(Stored records)
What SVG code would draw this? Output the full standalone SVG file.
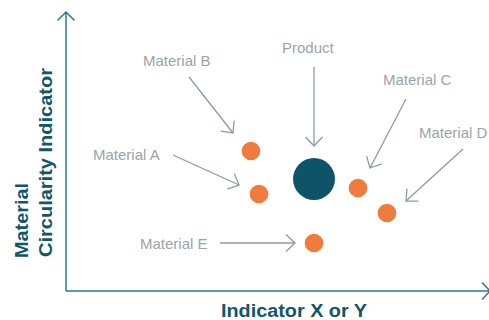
<svg xmlns="http://www.w3.org/2000/svg" width="489" height="320" viewBox="0 0 489 320">
<defs>
<style>
.lbl{font-family:"Liberation Sans",Arial,sans-serif;font-size:15px;fill:#9ba4a9}
.ax{font-family:"Liberation Sans",Arial,sans-serif;font-size:18px;font-weight:bold;fill:#12566a}
.arr{stroke:#8e9aa2;stroke-width:1.3;fill:none;marker-end:url(#ah)}
.axis{stroke:#2f7a86;stroke-width:1.5;fill:none}
.mat{fill:#ef7b3d}
</style>
<marker id="ah" markerUnits="userSpaceOnUse" markerWidth="24" markerHeight="24" viewBox="-12 -12 24 24" refX="0" refY="0" orient="auto">
<path d="M-9,-8.5 L0,0 L-9,8.5" fill="none" stroke="#8e9aa2" stroke-width="1.3"/>
</marker>
</defs>
<rect width="489" height="320" fill="#ffffff"/>
<g id="axes">
<path class="axis" d="M66,291 V12 M57.5,20.5 L66,12 L74.5,20.5"/>
<path class="axis" d="M66,291 H490 M482,282.5 L490,291 L482,299.5"/>
<text class="ax" x="221" y="317" textLength="146" lengthAdjust="spacingAndGlyphs">Indicator X or Y</text>
<text class="ax" transform="translate(28,258) rotate(-90)" textLength="75" lengthAdjust="spacingAndGlyphs">Material</text>
<text class="ax" transform="translate(52,257) rotate(-90)" textLength="189" lengthAdjust="spacingAndGlyphs">Circularity Indicator</text>
</g>
<g id="connectors">
<line class="arr" x1="189" y1="77" x2="233" y2="133"/>
<line class="arr" x1="173" y1="155" x2="239" y2="185"/>
<line class="arr" x1="314" y1="67" x2="314" y2="146"/>
<line class="arr" x1="406" y1="99" x2="370" y2="168"/>
<line class="arr" x1="463" y1="149" x2="406" y2="201"/>
<line class="arr" x1="220" y1="243" x2="295" y2="243"/>
</g>
<g id="product">
<circle cx="314" cy="179" r="21" fill="#0e5468"/>
<text class="lbl" x="282" y="53">Product</text>
</g>
<g id="material-a">
<circle class="mat" cx="259" cy="194" r="9.3"/>
<text class="lbl" x="93" y="160">Material A</text>
</g>
<g id="material-b">
<circle class="mat" cx="251" cy="151" r="9.3"/>
<text class="lbl" x="143" y="66">Material B</text>
</g>
<g id="material-c">
<circle class="mat" cx="358" cy="188" r="9.3"/>
<text class="lbl" x="383" y="85">Material C</text>
</g>
<g id="material-d">
<circle class="mat" cx="387" cy="213" r="9.3"/>
<text class="lbl" x="419" y="138">Material D</text>
</g>
<g id="material-e">
<circle class="mat" cx="314" cy="243" r="9.3"/>
<text class="lbl" x="140" y="249">Material E</text>
</g>
</svg>
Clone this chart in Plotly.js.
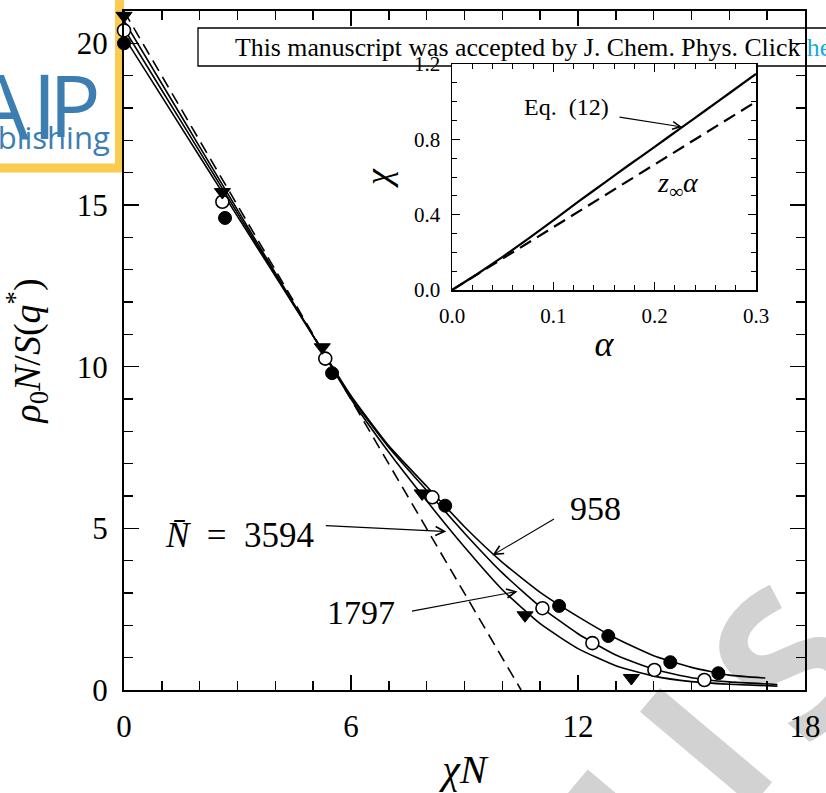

→ **WRITTEN EXERCISE**
Copy out the entries verbatim and leave the images out.

→ **FINAL RESULT**
What SVG code would draw this? Output the full standalone SVG file.
<svg xmlns="http://www.w3.org/2000/svg" width="489" height="320" viewBox="0 0 489 320">
<defs>
<style>
.lbl{font-family:"Liberation Sans",Arial,sans-serif;font-size:15px;fill:#9ba4a9}
.ax{font-family:"Liberation Sans",Arial,sans-serif;font-size:18px;font-weight:bold;fill:#12566a}
.arr{stroke:#8e9aa2;stroke-width:1.3;fill:none;marker-end:url(#ah)}
.axis{stroke:#2f7a86;stroke-width:1.5;fill:none}
.mat{fill:#ef7b3d}
</style>
<marker id="ah" markerUnits="userSpaceOnUse" markerWidth="24" markerHeight="24" viewBox="-12 -12 24 24" refX="0" refY="0" orient="auto">
<path d="M-9,-8.5 L0,0 L-9,8.5" fill="none" stroke="#8e9aa2" stroke-width="1.3"/>
</marker>
</defs>
<rect width="489" height="320" fill="#ffffff"/>
<g id="axes">
<path class="axis" d="M66,291 V12 M57.5,20.5 L66,12 L74.5,20.5"/>
<path class="axis" d="M66,291 H490 M482,282.5 L490,291 L482,299.5"/>
<text class="ax" x="221" y="317" textLength="146" lengthAdjust="spacingAndGlyphs">Indicator X or Y</text>
<text class="ax" transform="translate(28,258) rotate(-90)" textLength="75" lengthAdjust="spacingAndGlyphs">Material</text>
<text class="ax" transform="translate(52,257) rotate(-90)" textLength="189" lengthAdjust="spacingAndGlyphs">Circularity Indicator</text>
</g>
<g id="connectors">
<line class="arr" x1="189" y1="77" x2="233" y2="133"/>
<line class="arr" x1="173" y1="155" x2="239" y2="185"/>
<line class="arr" x1="314" y1="67" x2="314" y2="146"/>
<line class="arr" x1="406" y1="99" x2="370" y2="168"/>
<line class="arr" x1="463" y1="149" x2="406" y2="201"/>
<line class="arr" x1="220" y1="243" x2="295" y2="243"/>
</g>
<g id="product">
<circle cx="314" cy="179" r="21" fill="#0e5468"/>
<text class="lbl" x="282" y="53">Product</text>
</g>
<g id="material-a">
<circle class="mat" cx="259" cy="194" r="9.3"/>
<text class="lbl" x="93" y="160">Material A</text>
</g>
<g id="material-b">
<circle class="mat" cx="251" cy="151" r="9.3"/>
<text class="lbl" x="143" y="66">Material B</text>
</g>
<g id="material-c">
<circle class="mat" cx="358" cy="188" r="9.3"/>
<text class="lbl" x="383" y="85">Material C</text>
</g>
<g id="material-d">
<circle class="mat" cx="387" cy="213" r="9.3"/>
<text class="lbl" x="419" y="138">Material D</text>
</g>
<g id="material-e">
<circle class="mat" cx="314" cy="243" r="9.3"/>
<text class="lbl" x="140" y="249">Material E</text>
</g>
</svg>
Clone this chart in Plotly.js.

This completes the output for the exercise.